◆ EXERCISE DETAILS ◆
Give all of the lines again, with nothing added or dropped.

───

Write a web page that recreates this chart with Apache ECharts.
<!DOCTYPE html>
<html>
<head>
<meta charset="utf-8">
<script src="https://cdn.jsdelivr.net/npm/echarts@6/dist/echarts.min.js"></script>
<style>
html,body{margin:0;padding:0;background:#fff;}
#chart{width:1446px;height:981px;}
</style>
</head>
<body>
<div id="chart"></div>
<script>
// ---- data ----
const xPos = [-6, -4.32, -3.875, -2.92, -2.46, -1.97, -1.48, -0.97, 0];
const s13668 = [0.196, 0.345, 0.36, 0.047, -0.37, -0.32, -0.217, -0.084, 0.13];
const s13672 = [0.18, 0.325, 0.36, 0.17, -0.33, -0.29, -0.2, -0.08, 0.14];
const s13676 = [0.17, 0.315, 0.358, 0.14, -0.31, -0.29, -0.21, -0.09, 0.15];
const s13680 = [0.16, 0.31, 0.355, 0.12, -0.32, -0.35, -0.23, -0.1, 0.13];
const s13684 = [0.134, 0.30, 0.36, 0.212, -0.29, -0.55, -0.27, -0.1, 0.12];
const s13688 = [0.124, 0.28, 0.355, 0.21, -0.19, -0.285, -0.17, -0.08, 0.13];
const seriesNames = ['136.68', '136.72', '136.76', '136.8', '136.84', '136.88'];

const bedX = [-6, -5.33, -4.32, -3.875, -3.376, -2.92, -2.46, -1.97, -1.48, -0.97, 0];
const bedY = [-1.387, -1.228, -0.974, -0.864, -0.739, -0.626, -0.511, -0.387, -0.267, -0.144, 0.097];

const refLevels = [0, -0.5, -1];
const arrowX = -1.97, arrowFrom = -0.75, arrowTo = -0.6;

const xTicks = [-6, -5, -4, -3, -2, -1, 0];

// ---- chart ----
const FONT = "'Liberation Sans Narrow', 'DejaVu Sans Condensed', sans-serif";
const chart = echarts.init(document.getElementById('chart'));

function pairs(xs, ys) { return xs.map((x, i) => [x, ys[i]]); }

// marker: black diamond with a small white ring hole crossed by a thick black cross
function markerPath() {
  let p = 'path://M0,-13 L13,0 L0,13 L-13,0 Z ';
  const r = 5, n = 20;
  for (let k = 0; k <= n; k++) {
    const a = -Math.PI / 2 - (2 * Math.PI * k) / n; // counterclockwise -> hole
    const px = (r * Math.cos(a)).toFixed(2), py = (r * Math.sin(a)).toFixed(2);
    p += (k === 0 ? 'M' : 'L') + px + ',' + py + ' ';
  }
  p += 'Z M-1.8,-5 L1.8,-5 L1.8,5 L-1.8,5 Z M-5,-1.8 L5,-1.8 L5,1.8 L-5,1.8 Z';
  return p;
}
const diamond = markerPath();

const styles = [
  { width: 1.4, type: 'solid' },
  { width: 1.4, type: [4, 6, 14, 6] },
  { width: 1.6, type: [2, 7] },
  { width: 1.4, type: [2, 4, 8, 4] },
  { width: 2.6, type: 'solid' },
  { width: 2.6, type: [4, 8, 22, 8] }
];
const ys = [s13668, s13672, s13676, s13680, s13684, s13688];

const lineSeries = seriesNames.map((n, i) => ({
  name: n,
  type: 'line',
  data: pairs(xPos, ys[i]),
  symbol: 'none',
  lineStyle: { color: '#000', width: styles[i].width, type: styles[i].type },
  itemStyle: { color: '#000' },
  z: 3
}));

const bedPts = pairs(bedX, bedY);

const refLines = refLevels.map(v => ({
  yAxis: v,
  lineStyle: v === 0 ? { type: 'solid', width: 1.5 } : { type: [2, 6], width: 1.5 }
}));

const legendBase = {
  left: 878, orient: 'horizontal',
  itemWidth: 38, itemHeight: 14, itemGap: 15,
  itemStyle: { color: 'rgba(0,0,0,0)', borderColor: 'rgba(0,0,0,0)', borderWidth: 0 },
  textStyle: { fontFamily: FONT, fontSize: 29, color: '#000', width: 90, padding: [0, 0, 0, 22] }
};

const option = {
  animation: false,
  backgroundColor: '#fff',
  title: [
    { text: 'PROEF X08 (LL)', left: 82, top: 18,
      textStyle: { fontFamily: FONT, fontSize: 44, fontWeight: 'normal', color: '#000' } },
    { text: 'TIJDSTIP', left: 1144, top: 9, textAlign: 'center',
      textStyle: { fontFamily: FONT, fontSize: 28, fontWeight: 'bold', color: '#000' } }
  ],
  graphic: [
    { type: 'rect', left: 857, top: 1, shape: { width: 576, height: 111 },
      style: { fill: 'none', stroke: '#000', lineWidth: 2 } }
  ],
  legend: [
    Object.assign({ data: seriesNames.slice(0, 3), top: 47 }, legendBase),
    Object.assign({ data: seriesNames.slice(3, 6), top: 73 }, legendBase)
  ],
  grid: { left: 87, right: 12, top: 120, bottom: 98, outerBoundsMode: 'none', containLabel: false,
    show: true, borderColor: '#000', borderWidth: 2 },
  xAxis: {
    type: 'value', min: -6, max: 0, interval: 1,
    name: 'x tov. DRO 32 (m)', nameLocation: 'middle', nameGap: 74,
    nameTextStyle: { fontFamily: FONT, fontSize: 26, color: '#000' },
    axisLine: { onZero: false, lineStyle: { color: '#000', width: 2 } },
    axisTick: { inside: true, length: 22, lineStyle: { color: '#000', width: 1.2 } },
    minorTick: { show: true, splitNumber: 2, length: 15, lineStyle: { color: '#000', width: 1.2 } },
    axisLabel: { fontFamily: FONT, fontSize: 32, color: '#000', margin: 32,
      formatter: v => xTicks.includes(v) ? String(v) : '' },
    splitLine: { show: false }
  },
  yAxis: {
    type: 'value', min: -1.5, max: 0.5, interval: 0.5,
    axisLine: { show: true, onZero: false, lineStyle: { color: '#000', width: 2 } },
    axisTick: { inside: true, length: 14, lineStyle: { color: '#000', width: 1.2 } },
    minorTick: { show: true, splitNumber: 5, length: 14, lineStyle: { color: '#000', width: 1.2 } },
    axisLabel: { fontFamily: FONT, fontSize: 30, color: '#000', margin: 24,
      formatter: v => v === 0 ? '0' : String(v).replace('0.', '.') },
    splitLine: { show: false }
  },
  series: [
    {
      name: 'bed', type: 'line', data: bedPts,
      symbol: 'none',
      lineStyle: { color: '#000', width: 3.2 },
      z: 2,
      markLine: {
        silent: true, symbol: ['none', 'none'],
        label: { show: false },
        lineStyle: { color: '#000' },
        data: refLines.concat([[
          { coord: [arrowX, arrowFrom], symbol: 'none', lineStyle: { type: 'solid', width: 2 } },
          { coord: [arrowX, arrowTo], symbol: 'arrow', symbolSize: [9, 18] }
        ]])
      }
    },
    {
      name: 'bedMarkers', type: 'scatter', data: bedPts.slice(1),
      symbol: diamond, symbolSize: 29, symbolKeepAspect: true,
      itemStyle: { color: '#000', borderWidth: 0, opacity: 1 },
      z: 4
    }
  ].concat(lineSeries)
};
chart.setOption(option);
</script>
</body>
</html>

───

◆ FINISHED ANSWER ◆
Write a web page that recreates this chart with Apache ECharts.
<!DOCTYPE html>
<html>
<head>
<meta charset="utf-8">
<script src="https://cdn.jsdelivr.net/npm/echarts@6/dist/echarts.min.js"></script>
<style>
html,body{margin:0;padding:0;background:#fff;}
#chart{width:1446px;height:981px;}
</style>
</head>
<body>
<div id="chart"></div>
<script>
// ---- data ----
const xPos = [-6, -4.32, -3.875, -2.92, -2.46, -1.97, -1.48, -0.97, 0];
const s13668 = [0.196, 0.345, 0.36, 0.047, -0.37, -0.32, -0.217, -0.084, 0.13];
const s13672 = [0.18, 0.325, 0.36, 0.17, -0.33, -0.29, -0.2, -0.08, 0.14];
const s13676 = [0.17, 0.315, 0.358, 0.14, -0.31, -0.29, -0.21, -0.09, 0.15];
const s13680 = [0.16, 0.31, 0.355, 0.12, -0.32, -0.35, -0.23, -0.1, 0.13];
const s13684 = [0.134, 0.30, 0.36, 0.212, -0.29, -0.55, -0.27, -0.1, 0.12];
const s13688 = [0.124, 0.28, 0.355, 0.21, -0.19, -0.285, -0.17, -0.08, 0.13];
const seriesNames = ['136.68', '136.72', '136.76', '136.8', '136.84', '136.88'];

const bedX = [-6, -5.33, -4.32, -3.875, -3.376, -2.92, -2.46, -1.97, -1.48, -0.97, 0];
const bedY = [-1.387, -1.228, -0.974, -0.864, -0.739, -0.626, -0.511, -0.387, -0.267, -0.144, 0.097];

const refLevels = [0, -0.5, -1];
const arrowX = -1.97, arrowFrom = -0.75, arrowTo = -0.6;

const xTicks = [-6, -5, -4, -3, -2, -1, 0];

// ---- chart ----
const FONT = "'Liberation Sans Narrow', 'DejaVu Sans Condensed', sans-serif";
const chart = echarts.init(document.getElementById('chart'));

function pairs(xs, ys) { return xs.map((x, i) => [x, ys[i]]); }

// marker: black diamond with a small white ring hole crossed by a thick black cross
function markerPath() {
  let p = 'path://M0,-13 L13,0 L0,13 L-13,0 Z ';
  const r = 5, n = 20;
  for (let k = 0; k <= n; k++) {
    const a = -Math.PI / 2 - (2 * Math.PI * k) / n; // counterclockwise -> hole
    const px = (r * Math.cos(a)).toFixed(2), py = (r * Math.sin(a)).toFixed(2);
    p += (k === 0 ? 'M' : 'L') + px + ',' + py + ' ';
  }
  p += 'Z M-1.8,-5 L1.8,-5 L1.8,5 L-1.8,5 Z M-5,-1.8 L5,-1.8 L5,1.8 L-5,1.8 Z';
  return p;
}
const diamond = markerPath();

const styles = [
  { width: 1.4, type: 'solid' },
  { width: 1.4, type: [4, 6, 14, 6] },
  { width: 1.6, type: [2, 7] },
  { width: 1.4, type: [2, 4, 8, 4] },
  { width: 2.6, type: 'solid' },
  { width: 2.6, type: [4, 8, 22, 8] }
];
const ys = [s13668, s13672, s13676, s13680, s13684, s13688];

const lineSeries = seriesNames.map((n, i) => ({
  name: n,
  type: 'line',
  data: pairs(xPos, ys[i]),
  symbol: 'none',
  lineStyle: { color: '#000', width: styles[i].width, type: styles[i].type },
  itemStyle: { color: '#000' },
  z: 3
}));

const bedPts = pairs(bedX, bedY);

const refLines = refLevels.map(v => ({
  yAxis: v,
  lineStyle: v === 0 ? { type: 'solid', width: 1.5 } : { type: [2, 6], width: 1.5 }
}));

const legendBase = {
  left: 878, orient: 'horizontal',
  itemWidth: 38, itemHeight: 14, itemGap: 15,
  itemStyle: { color: 'rgba(0,0,0,0)', borderColor: 'rgba(0,0,0,0)', borderWidth: 0 },
  textStyle: { fontFamily: FONT, fontSize: 29, color: '#000', width: 90, padding: [0, 0, 0, 22] }
};

const option = {
  animation: false,
  backgroundColor: '#fff',
  title: [
    { text: 'PROEF X08 (LL)', left: 82, top: 18,
      textStyle: { fontFamily: FONT, fontSize: 44, fontWeight: 'normal', color: '#000' } },
    { text: 'TIJDSTIP', left: 1144, top: 9, textAlign: 'center',
      textStyle: { fontFamily: FONT, fontSize: 28, fontWeight: 'bold', color: '#000' } }
  ],
  graphic: [
    { type: 'rect', left: 857, top: 1, shape: { width: 576, height: 111 },
      style: { fill: 'none', stroke: '#000', lineWidth: 2 } }
  ],
  legend: [
    Object.assign({ data: seriesNames.slice(0, 3), top: 47 }, legendBase),
    Object.assign({ data: seriesNames.slice(3, 6), top: 73 }, legendBase)
  ],
  grid: { left: 87, right: 12, top: 120, bottom: 98, outerBoundsMode: 'none', containLabel: false,
    show: true, borderColor: '#000', borderWidth: 2 },
  xAxis: {
    type: 'value', min: -6, max: 0, interval: 1,
    name: 'x tov. DRO 32 (m)', nameLocation: 'middle', nameGap: 74,
    nameTextStyle: { fontFamily: FONT, fontSize: 26, color: '#000' },
    axisLine: { onZero: false, lineStyle: { color: '#000', width: 2 } },
    axisTick: { inside: true, length: 22, lineStyle: { color: '#000', width: 1.2 } },
    minorTick: { show: true, splitNumber: 2, length: 15, lineStyle: { color: '#000', width: 1.2 } },
    axisLabel: { fontFamily: FONT, fontSize: 32, color: '#000', margin: 32,
      formatter: v => xTicks.includes(v) ? String(v) : '' },
    splitLine: { show: false }
  },
  yAxis: {
    type: 'value', min: -1.5, max: 0.5, interval: 0.5,
    axisLine: { show: true, onZero: false, lineStyle: { color: '#000', width: 2 } },
    axisTick: { inside: true, length: 14, lineStyle: { color: '#000', width: 1.2 } },
    minorTick: { show: true, splitNumber: 5, length: 14, lineStyle: { color: '#000', width: 1.2 } },
    axisLabel: { fontFamily: FONT, fontSize: 30, color: '#000', margin: 24,
      formatter: v => v === 0 ? '0' : String(v).replace('0.', '.') },
    splitLine: { show: false }
  },
  series: [
    {
      name: 'bed', type: 'line', data: bedPts,
      symbol: 'none',
      lineStyle: { color: '#000', width: 3.2 },
      z: 2,
      markLine: {
        silent: true, symbol: ['none', 'none'],
        label: { show: false },
        lineStyle: { color: '#000' },
        data: refLines.concat([[
          { coord: [arrowX, arrowFrom], symbol: 'none', lineStyle: { type: 'solid', width: 2 } },
          { coord: [arrowX, arrowTo], symbol: 'arrow', symbolSize: [9, 18] }
        ]])
      }
    },
    {
      name: 'bedMarkers', type: 'scatter', data: bedPts.slice(1),
      symbol: diamond, symbolSize: 29, symbolKeepAspect: true,
      itemStyle: { color: '#000', borderWidth: 0, opacity: 1 },
      z: 4
    }
  ].concat(lineSeries)
};
chart.setOption(option);
</script>
</body>
</html>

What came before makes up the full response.